::: Recorded information :::
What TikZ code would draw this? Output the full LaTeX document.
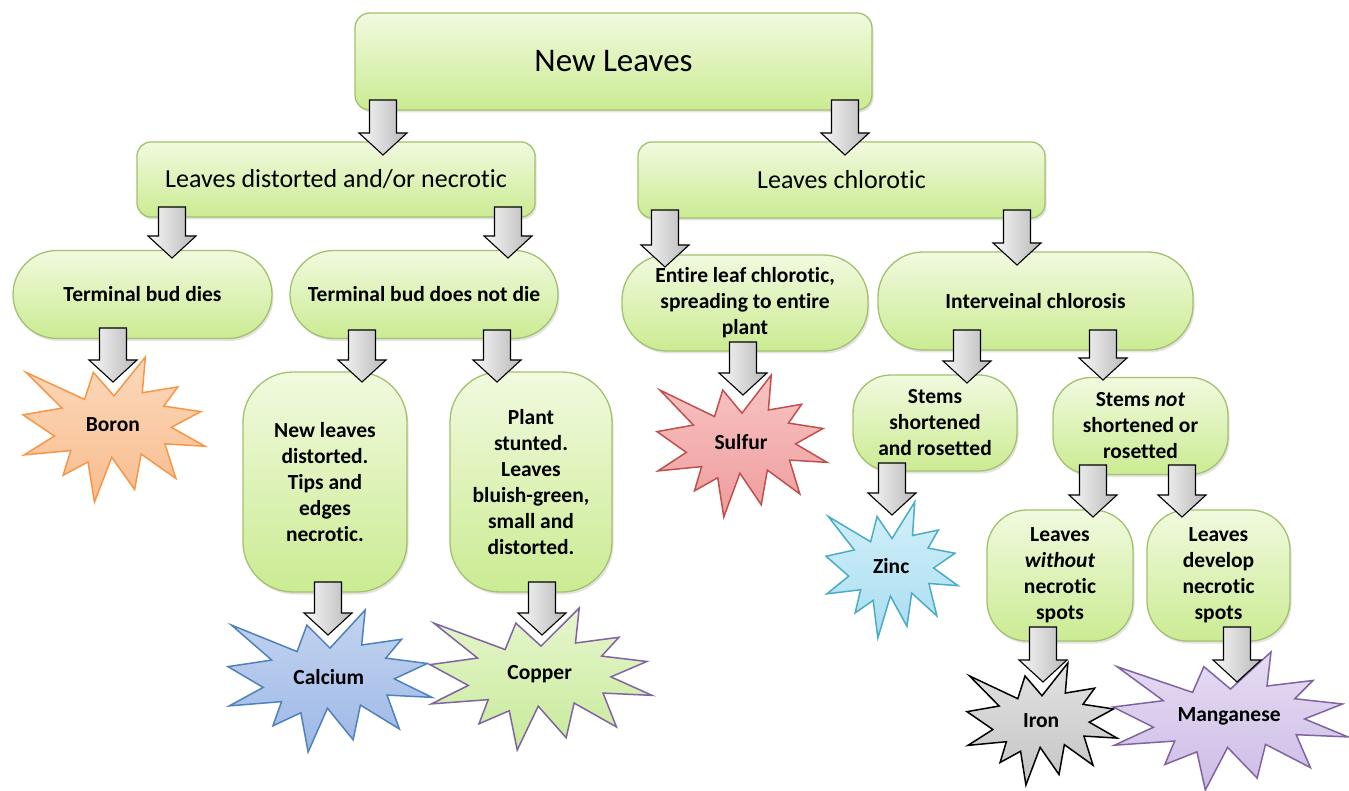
\documentclass[tikz,border=0pt]{standalone}
\usepackage{fontspec}
\setmainfont{Carlito}[Ligatures=NoCommon]
\usetikzlibrary{shadows}
\definecolor{boxborder}{HTML}{A3C16E}
\definecolor{boxtop}{HTML}{F1FADF}
\definecolor{boxbot}{HTML}{CBEB92}
\definecolor{orB}{HTML}{F79646}\definecolor{orT}{HTML}{FCD9BC}\definecolor{orF}{HTML}{F8BC8E}
\definecolor{blB}{HTML}{4F81BD}\definecolor{blT}{HTML}{C3D4F0}\definecolor{blF}{HTML}{9DB8E6}
\definecolor{puB}{HTML}{8064A2}\definecolor{gnT}{HTML}{E6F6CD}\definecolor{gnF}{HTML}{C8EA9A}
\definecolor{rdB}{HTML}{C0504D}\definecolor{rdT}{HTML}{F8C4C4}\definecolor{rdF}{HTML}{EF9C9C}
\definecolor{cyB}{HTML}{4BACC6}\definecolor{cyT}{HTML}{D3F0FA}\definecolor{cyF}{HTML}{A8DDF0}
\definecolor{grT}{HTML}{E2E2E2}\definecolor{grF}{HTML}{C4C4C4}
\definecolor{pmT}{HTML}{E6DCF3}\definecolor{pmF}{HTML}{CDBCE6}
\tikzset{
  box/.style={draw=boxborder, line width=1.3pt, top color=boxtop, bottom color=boxbot,
    align=center, inner sep=0pt, font=\bfseries\fontsize{21.5}{26}\selectfont,
    drop shadow={shadow xshift=1.5pt, shadow yshift=-2.5pt, opacity=0.22}},
  bigbox/.style={box, font=\fontsize{33}{38}\selectfont},
  midbox/.style={box, font=\fontsize{26}{30}\selectfont},
  startext/.style={font=\bfseries\fontsize{21.5}{26}\selectfont, inner sep=0pt},
  blockarr/.style={draw=black, line width=1.1pt, left color=gray!6, right color=gray!55, line join=miter},
  starboron/.style={draw=orB, line width=1.5pt, top color=orT, bottom color=orF},
  starcal/.style={draw=blB, line width=1.5pt, top color=blT, bottom color=blF},
  starcop/.style={draw=puB, line width=1.5pt, top color=gnT, bottom color=gnF},
  starsul/.style={draw=rdB, line width=1.5pt, top color=rdT, bottom color=rdF},
  starzinc/.style={draw=cyB, line width=1.5pt, top color=cyT, bottom color=cyF},
  stariron/.style={draw=black, line width=1.5pt, top color=grT, bottom color=grF},
  starmn/.style={draw=puB, line width=1.5pt, top color=pmT, bottom color=pmF},
}
\newcommand{\burst}[7]{%
  \begin{scope}[shift={(#2,#3)}, xscale=#4/100, yscale=#5/100]
    \path[#6] (50,26.85) -- (67.23,0) -- (65.53,24.65) -- (85.09,20.63) -- (77.32,33.87)
      -- (97.67,37.67) -- (81.51,48.50) -- (100,61.53) -- (77.95,59.92) -- (84.00,83.77)
      -- (64.91,66.93) -- (61.33,91.38) -- (48.76,69.14) -- (39.28,100) -- (35.72,72.35)
      -- (22.05,81.56) -- (26.24,64.52) -- (0.63,67.53) -- (17.23,54.51) -- (0,39.88)
      -- (21.42,35.26) -- (1.71,10.63) -- (33.85,29.26) -- (38.67,10.63) -- cycle;
  \end{scope}
  \node[startext] (#1) at ({#2+0.494*#4},{#3+0.469*#5}) {#7};
}
\newcommand{\barrow}[3]{%
  \path[blockarr] ({#1-13.5},{#2}) -- ({#1+13.5},{#2}) -- ({#1+13.5},{#3-22}) -- ({#1+24},{#3-22})
    -- ({#1},{#3}) -- ({#1-24},{#3-22}) -- ({#1-13.5},{#3-22}) -- cycle;
}
\begin{document}
\begin{tikzpicture}[x=1pt, y=-1pt]
\fill[white] (0,0) rectangle (1349,791);
\useasboundingbox (0,0) rectangle (1349,791);

% boxes
\node[bigbox, minimum width=517pt, minimum height=97pt, rounded corners=15pt] (nl) at (613.5,61.5) {New Leaves};
\node[midbox, minimum width=398pt, minimum height=75pt, rounded corners=14pt] (ld) at (336,179.5) {Leaves distorted and/or necrotic};
\node[midbox, minimum width=407pt, minimum height=76pt, rounded corners=14pt] (lc) at (841.5,180) {Leaves chlorotic};
\node[box, minimum width=259pt, minimum height=88pt, rounded corners=44pt] (tbd) at (142.5,294.5) {Terminal bud dies};
\node[box, minimum width=268pt, minimum height=88pt, rounded corners=44pt] (tbn) at (424,294.5) {Terminal bud does not die};
\node[box, minimum width=246pt, minimum height=96pt, rounded corners=45pt] (el) at (745,303) {Entire leaf chlorotic,\\spreading to entire\\plant};
\node[box, minimum width=315pt, minimum height=98pt, rounded corners=45pt] (ic) at (1035.5,301) {Interveinal chlorosis};
\node[box, minimum width=164pt, minimum height=220pt, rounded corners=50pt] (nld) at (325,482) {New leaves\\distorted.\\Tips and\\edges\\necrotic.};
\node[box, minimum width=162pt, minimum height=220pt, rounded corners=50pt] (ps) at (531,482) {Plant\\stunted.\\Leaves\\bluish-green,\\small and\\distorted.};
\node[box, minimum width=164pt, minimum height=96pt, rounded corners=38pt] (ss) at (935,423) {Stems\\shortened\\and rosetted};
\node[box, minimum width=175pt, minimum height=97pt, rounded corners=38pt] (sn) at (1140.5,426) {Stems \textit{not}\\shortened or\\rosetted};
\node[box, minimum width=146pt, minimum height=131pt, rounded corners=40pt] (lw) at (1060,575.5) {Leaves\\\textit{without}\\necrotic\\spots};
\node[box, minimum width=143pt, minimum height=131pt, rounded corners=40pt] (lv) at (1218.5,575.5) {Leaves\\develop\\necrotic\\spots};

% stars
\burst{boron}{23}{357}{182}{145}{starboron}{Boron}
\burst{calcium}{228}{610}{204}{142}{starcal}{Calcium}
\burst{copper}{430}{608}{222}{142}{starcop}{Copper}
\burst{sulfur}{657}{375}{170}{142}{starsul}{Sulfur}
\burst{zinc}{826}{502}{132}{136}{starzinc}{Zinc}
\burst{iron}{967}{663}{150}{122}{stariron}{Iron}
\burst{mn}{1113}{652}{235}{138}{starmn}{Manganese}

% block arrows
\barrow{383}{100}{155}
\barrow{845}{100}{155}
\barrow{172}{207}{258}
\barrow{508}{207}{258}
\barrow{665}{210}{267}
\barrow{1017}{210}{265}
\barrow{113}{328}{382}
\barrow{362}{330}{382}
\barrow{497}{330}{382}
\barrow{743}{342}{395}
\barrow{967}{330}{383}
\barrow{1103}{330}{380}
\barrow{892}{463}{515}
\barrow{1093}{465}{517}
\barrow{1182}{465}{517}
\barrow{1043}{627}{682}
\barrow{1237}{627}{682}
\barrow{328}{582}{635}
\barrow{542}{582}{635}
\end{tikzpicture}
\end{document}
:::
Go through the listing above and write it all out exactly, leaving out any picture.

What TikZ code would draw this? Output the full LaTeX document.
\documentclass[tikz,border=0pt]{standalone}
\usepackage{fontspec}
\setmainfont{Carlito}[Ligatures=NoCommon]
\usetikzlibrary{shadows}
\definecolor{boxborder}{HTML}{A3C16E}
\definecolor{boxtop}{HTML}{F1FADF}
\definecolor{boxbot}{HTML}{CBEB92}
\definecolor{orB}{HTML}{F79646}\definecolor{orT}{HTML}{FCD9BC}\definecolor{orF}{HTML}{F8BC8E}
\definecolor{blB}{HTML}{4F81BD}\definecolor{blT}{HTML}{C3D4F0}\definecolor{blF}{HTML}{9DB8E6}
\definecolor{puB}{HTML}{8064A2}\definecolor{gnT}{HTML}{E6F6CD}\definecolor{gnF}{HTML}{C8EA9A}
\definecolor{rdB}{HTML}{C0504D}\definecolor{rdT}{HTML}{F8C4C4}\definecolor{rdF}{HTML}{EF9C9C}
\definecolor{cyB}{HTML}{4BACC6}\definecolor{cyT}{HTML}{D3F0FA}\definecolor{cyF}{HTML}{A8DDF0}
\definecolor{grT}{HTML}{E2E2E2}\definecolor{grF}{HTML}{C4C4C4}
\definecolor{pmT}{HTML}{E6DCF3}\definecolor{pmF}{HTML}{CDBCE6}
\tikzset{
  box/.style={draw=boxborder, line width=1.3pt, top color=boxtop, bottom color=boxbot,
    align=center, inner sep=0pt, font=\bfseries\fontsize{21.5}{26}\selectfont,
    drop shadow={shadow xshift=1.5pt, shadow yshift=-2.5pt, opacity=0.22}},
  bigbox/.style={box, font=\fontsize{33}{38}\selectfont},
  midbox/.style={box, font=\fontsize{26}{30}\selectfont},
  startext/.style={font=\bfseries\fontsize{21.5}{26}\selectfont, inner sep=0pt},
  blockarr/.style={draw=black, line width=1.1pt, left color=gray!6, right color=gray!55, line join=miter},
  starboron/.style={draw=orB, line width=1.5pt, top color=orT, bottom color=orF},
  starcal/.style={draw=blB, line width=1.5pt, top color=blT, bottom color=blF},
  starcop/.style={draw=puB, line width=1.5pt, top color=gnT, bottom color=gnF},
  starsul/.style={draw=rdB, line width=1.5pt, top color=rdT, bottom color=rdF},
  starzinc/.style={draw=cyB, line width=1.5pt, top color=cyT, bottom color=cyF},
  stariron/.style={draw=black, line width=1.5pt, top color=grT, bottom color=grF},
  starmn/.style={draw=puB, line width=1.5pt, top color=pmT, bottom color=pmF},
}
\newcommand{\burst}[7]{%
  \begin{scope}[shift={(#2,#3)}, xscale=#4/100, yscale=#5/100]
    \path[#6] (50,26.85) -- (67.23,0) -- (65.53,24.65) -- (85.09,20.63) -- (77.32,33.87)
      -- (97.67,37.67) -- (81.51,48.50) -- (100,61.53) -- (77.95,59.92) -- (84.00,83.77)
      -- (64.91,66.93) -- (61.33,91.38) -- (48.76,69.14) -- (39.28,100) -- (35.72,72.35)
      -- (22.05,81.56) -- (26.24,64.52) -- (0.63,67.53) -- (17.23,54.51) -- (0,39.88)
      -- (21.42,35.26) -- (1.71,10.63) -- (33.85,29.26) -- (38.67,10.63) -- cycle;
  \end{scope}
  \node[startext] (#1) at ({#2+0.494*#4},{#3+0.469*#5}) {#7};
}
\newcommand{\barrow}[3]{%
  \path[blockarr] ({#1-13.5},{#2}) -- ({#1+13.5},{#2}) -- ({#1+13.5},{#3-22}) -- ({#1+24},{#3-22})
    -- ({#1},{#3}) -- ({#1-24},{#3-22}) -- ({#1-13.5},{#3-22}) -- cycle;
}
\begin{document}
\begin{tikzpicture}[x=1pt, y=-1pt]
\fill[white] (0,0) rectangle (1349,791);
\useasboundingbox (0,0) rectangle (1349,791);

% boxes
\node[bigbox, minimum width=517pt, minimum height=97pt, rounded corners=15pt] (nl) at (613.5,61.5) {New Leaves};
\node[midbox, minimum width=398pt, minimum height=75pt, rounded corners=14pt] (ld) at (336,179.5) {Leaves distorted and/or necrotic};
\node[midbox, minimum width=407pt, minimum height=76pt, rounded corners=14pt] (lc) at (841.5,180) {Leaves chlorotic};
\node[box, minimum width=259pt, minimum height=88pt, rounded corners=44pt] (tbd) at (142.5,294.5) {Terminal bud dies};
\node[box, minimum width=268pt, minimum height=88pt, rounded corners=44pt] (tbn) at (424,294.5) {Terminal bud does not die};
\node[box, minimum width=246pt, minimum height=96pt, rounded corners=45pt] (el) at (745,303) {Entire leaf chlorotic,\\spreading to entire\\plant};
\node[box, minimum width=315pt, minimum height=98pt, rounded corners=45pt] (ic) at (1035.5,301) {Interveinal chlorosis};
\node[box, minimum width=164pt, minimum height=220pt, rounded corners=50pt] (nld) at (325,482) {New leaves\\distorted.\\Tips and\\edges\\necrotic.};
\node[box, minimum width=162pt, minimum height=220pt, rounded corners=50pt] (ps) at (531,482) {Plant\\stunted.\\Leaves\\bluish-green,\\small and\\distorted.};
\node[box, minimum width=164pt, minimum height=96pt, rounded corners=38pt] (ss) at (935,423) {Stems\\shortened\\and rosetted};
\node[box, minimum width=175pt, minimum height=97pt, rounded corners=38pt] (sn) at (1140.5,426) {Stems \textit{not}\\shortened or\\rosetted};
\node[box, minimum width=146pt, minimum height=131pt, rounded corners=40pt] (lw) at (1060,575.5) {Leaves\\\textit{without}\\necrotic\\spots};
\node[box, minimum width=143pt, minimum height=131pt, rounded corners=40pt] (lv) at (1218.5,575.5) {Leaves\\develop\\necrotic\\spots};

% stars
\burst{boron}{23}{357}{182}{145}{starboron}{Boron}
\burst{calcium}{228}{610}{204}{142}{starcal}{Calcium}
\burst{copper}{430}{608}{222}{142}{starcop}{Copper}
\burst{sulfur}{657}{375}{170}{142}{starsul}{Sulfur}
\burst{zinc}{826}{502}{132}{136}{starzinc}{Zinc}
\burst{iron}{967}{663}{150}{122}{stariron}{Iron}
\burst{mn}{1113}{652}{235}{138}{starmn}{Manganese}

% block arrows
\barrow{383}{100}{155}
\barrow{845}{100}{155}
\barrow{172}{207}{258}
\barrow{508}{207}{258}
\barrow{665}{210}{267}
\barrow{1017}{210}{265}
\barrow{113}{328}{382}
\barrow{362}{330}{382}
\barrow{497}{330}{382}
\barrow{743}{342}{395}
\barrow{967}{330}{383}
\barrow{1103}{330}{380}
\barrow{892}{463}{515}
\barrow{1093}{465}{517}
\barrow{1182}{465}{517}
\barrow{1043}{627}{682}
\barrow{1237}{627}{682}
\barrow{328}{582}{635}
\barrow{542}{582}{635}
\end{tikzpicture}
\end{document}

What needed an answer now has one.